* Objective
Print the material below exactly as it stands, please, from its first line to the line holding "6.5, 6.7, 6.7];", with no pictures.

* Source material
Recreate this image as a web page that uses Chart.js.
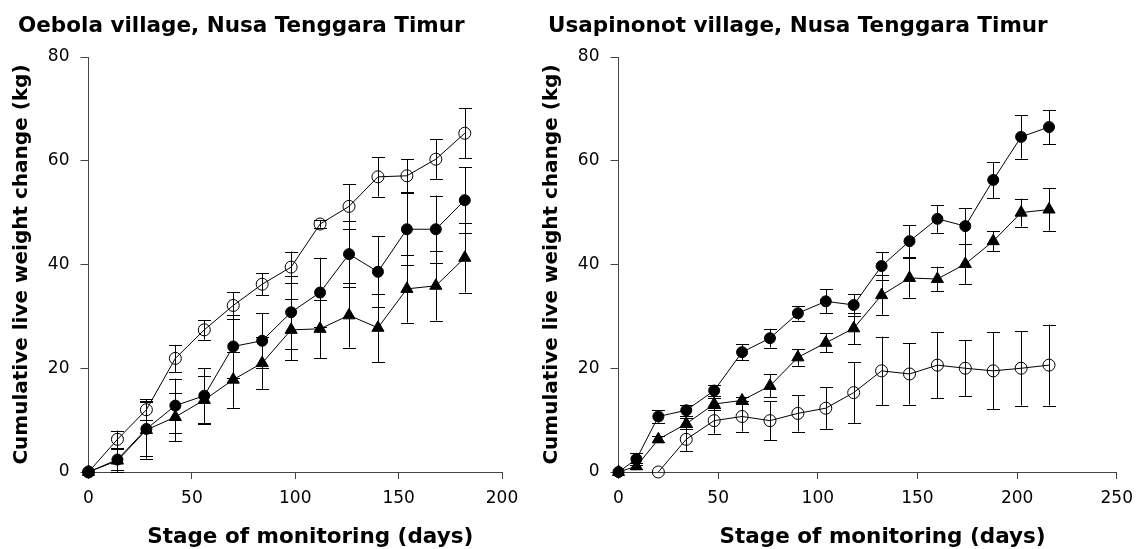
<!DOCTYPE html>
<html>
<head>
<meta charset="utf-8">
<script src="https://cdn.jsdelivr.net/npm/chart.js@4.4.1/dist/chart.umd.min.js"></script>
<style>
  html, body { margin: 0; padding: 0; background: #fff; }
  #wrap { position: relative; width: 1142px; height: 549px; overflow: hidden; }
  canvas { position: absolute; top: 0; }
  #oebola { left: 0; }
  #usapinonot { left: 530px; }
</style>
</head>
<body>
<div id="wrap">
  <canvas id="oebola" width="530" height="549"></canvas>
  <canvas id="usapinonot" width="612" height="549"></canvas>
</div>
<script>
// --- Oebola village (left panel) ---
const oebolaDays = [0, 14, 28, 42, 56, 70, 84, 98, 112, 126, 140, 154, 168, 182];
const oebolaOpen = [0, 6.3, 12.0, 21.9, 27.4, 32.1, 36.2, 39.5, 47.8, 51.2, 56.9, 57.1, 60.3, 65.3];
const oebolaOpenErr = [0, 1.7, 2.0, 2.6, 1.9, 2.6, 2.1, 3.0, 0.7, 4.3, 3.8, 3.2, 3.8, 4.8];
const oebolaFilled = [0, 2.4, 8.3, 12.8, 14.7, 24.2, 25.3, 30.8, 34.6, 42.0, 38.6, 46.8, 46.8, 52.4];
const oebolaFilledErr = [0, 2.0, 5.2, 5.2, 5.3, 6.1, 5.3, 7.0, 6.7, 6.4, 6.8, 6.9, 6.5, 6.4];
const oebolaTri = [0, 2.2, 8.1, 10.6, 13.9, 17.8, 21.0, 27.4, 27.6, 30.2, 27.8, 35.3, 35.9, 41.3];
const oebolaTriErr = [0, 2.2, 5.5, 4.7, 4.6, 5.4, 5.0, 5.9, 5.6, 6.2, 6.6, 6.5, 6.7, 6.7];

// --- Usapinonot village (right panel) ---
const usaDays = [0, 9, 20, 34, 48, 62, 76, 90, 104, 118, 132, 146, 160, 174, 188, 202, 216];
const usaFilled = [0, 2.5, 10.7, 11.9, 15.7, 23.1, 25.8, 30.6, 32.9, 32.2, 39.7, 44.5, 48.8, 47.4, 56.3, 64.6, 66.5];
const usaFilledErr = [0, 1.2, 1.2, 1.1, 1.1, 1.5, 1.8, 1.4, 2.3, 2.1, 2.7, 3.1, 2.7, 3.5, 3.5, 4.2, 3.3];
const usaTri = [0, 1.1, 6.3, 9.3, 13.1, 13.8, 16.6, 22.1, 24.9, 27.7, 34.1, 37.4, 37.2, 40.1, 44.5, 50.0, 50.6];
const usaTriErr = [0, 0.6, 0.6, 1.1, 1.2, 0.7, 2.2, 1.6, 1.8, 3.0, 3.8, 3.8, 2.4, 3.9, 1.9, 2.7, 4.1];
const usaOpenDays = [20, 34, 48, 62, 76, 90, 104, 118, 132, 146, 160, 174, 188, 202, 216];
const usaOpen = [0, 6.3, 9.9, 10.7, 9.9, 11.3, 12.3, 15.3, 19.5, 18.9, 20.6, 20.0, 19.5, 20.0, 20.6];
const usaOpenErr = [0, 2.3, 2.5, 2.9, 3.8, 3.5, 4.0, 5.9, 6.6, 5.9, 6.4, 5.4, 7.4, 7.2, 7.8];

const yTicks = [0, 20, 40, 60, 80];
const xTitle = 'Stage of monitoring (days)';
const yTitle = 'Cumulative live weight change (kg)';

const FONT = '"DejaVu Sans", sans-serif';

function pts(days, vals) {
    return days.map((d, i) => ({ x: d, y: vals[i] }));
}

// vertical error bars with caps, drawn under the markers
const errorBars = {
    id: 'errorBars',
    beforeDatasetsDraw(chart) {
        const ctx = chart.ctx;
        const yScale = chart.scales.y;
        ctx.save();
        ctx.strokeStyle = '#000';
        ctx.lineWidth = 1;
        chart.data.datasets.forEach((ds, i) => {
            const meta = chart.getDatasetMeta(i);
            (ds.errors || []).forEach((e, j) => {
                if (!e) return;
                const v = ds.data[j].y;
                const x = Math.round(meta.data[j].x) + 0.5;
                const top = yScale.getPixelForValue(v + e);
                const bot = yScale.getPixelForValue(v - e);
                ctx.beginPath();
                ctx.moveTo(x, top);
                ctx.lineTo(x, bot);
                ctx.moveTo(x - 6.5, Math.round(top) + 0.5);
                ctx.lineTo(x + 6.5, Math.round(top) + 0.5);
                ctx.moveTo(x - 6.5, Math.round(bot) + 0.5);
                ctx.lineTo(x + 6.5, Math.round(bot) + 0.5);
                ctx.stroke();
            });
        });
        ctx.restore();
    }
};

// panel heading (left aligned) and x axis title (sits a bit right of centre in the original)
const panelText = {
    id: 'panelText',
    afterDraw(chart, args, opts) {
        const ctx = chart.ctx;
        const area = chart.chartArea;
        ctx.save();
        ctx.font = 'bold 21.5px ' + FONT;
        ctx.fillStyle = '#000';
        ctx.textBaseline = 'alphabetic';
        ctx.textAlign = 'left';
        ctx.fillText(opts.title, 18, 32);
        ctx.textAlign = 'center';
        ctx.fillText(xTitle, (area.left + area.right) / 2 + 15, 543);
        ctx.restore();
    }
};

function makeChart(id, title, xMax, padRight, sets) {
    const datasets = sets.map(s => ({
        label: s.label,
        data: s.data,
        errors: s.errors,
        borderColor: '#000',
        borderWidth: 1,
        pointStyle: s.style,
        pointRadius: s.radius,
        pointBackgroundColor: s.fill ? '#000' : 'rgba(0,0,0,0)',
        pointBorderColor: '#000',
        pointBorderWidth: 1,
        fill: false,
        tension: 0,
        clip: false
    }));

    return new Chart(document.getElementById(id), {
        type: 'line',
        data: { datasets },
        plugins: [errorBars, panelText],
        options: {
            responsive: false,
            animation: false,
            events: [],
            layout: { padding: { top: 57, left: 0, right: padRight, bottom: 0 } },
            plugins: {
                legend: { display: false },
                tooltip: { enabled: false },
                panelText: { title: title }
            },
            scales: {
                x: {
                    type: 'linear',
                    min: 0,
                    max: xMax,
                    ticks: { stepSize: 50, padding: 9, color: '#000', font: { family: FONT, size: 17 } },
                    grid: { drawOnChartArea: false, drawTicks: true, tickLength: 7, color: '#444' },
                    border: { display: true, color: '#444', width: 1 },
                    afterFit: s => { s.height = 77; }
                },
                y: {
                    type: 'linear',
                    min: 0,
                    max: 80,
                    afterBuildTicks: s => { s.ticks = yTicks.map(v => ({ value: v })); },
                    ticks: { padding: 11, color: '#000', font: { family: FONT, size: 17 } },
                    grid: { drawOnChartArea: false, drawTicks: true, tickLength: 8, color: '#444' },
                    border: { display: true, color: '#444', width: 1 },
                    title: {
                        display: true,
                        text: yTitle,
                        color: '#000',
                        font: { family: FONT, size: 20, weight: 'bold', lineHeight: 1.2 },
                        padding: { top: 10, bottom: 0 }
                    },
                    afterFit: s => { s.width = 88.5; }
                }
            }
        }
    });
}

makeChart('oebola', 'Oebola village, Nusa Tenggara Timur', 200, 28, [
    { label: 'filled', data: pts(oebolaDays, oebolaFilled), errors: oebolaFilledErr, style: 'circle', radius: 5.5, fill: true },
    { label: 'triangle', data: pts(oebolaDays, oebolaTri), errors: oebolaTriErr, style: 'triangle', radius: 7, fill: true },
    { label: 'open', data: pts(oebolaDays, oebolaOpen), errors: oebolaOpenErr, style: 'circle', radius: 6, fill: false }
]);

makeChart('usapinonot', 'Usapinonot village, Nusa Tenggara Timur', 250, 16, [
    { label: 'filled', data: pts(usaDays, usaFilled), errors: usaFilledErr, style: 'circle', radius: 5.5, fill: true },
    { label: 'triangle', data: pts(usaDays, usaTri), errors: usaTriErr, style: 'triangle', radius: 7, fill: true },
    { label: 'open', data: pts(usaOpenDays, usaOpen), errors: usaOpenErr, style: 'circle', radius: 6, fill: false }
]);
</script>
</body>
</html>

* Task answer
Recreate this image as a web page that uses Chart.js.
<!DOCTYPE html>
<html>
<head>
<meta charset="utf-8">
<script src="https://cdn.jsdelivr.net/npm/chart.js@4.4.1/dist/chart.umd.min.js"></script>
<style>
  html, body { margin: 0; padding: 0; background: #fff; }
  #wrap { position: relative; width: 1142px; height: 549px; overflow: hidden; }
  canvas { position: absolute; top: 0; }
  #oebola { left: 0; }
  #usapinonot { left: 530px; }
</style>
</head>
<body>
<div id="wrap">
  <canvas id="oebola" width="530" height="549"></canvas>
  <canvas id="usapinonot" width="612" height="549"></canvas>
</div>
<script>
// --- Oebola village (left panel) ---
const oebolaDays = [0, 14, 28, 42, 56, 70, 84, 98, 112, 126, 140, 154, 168, 182];
const oebolaOpen = [0, 6.3, 12.0, 21.9, 27.4, 32.1, 36.2, 39.5, 47.8, 51.2, 56.9, 57.1, 60.3, 65.3];
const oebolaOpenErr = [0, 1.7, 2.0, 2.6, 1.9, 2.6, 2.1, 3.0, 0.7, 4.3, 3.8, 3.2, 3.8, 4.8];
const oebolaFilled = [0, 2.4, 8.3, 12.8, 14.7, 24.2, 25.3, 30.8, 34.6, 42.0, 38.6, 46.8, 46.8, 52.4];
const oebolaFilledErr = [0, 2.0, 5.2, 5.2, 5.3, 6.1, 5.3, 7.0, 6.7, 6.4, 6.8, 6.9, 6.5, 6.4];
const oebolaTri = [0, 2.2, 8.1, 10.6, 13.9, 17.8, 21.0, 27.4, 27.6, 30.2, 27.8, 35.3, 35.9, 41.3];
const oebolaTriErr = [0, 2.2, 5.5, 4.7, 4.6, 5.4, 5.0, 5.9, 5.6, 6.2, 6.6, 6.5, 6.7, 6.7];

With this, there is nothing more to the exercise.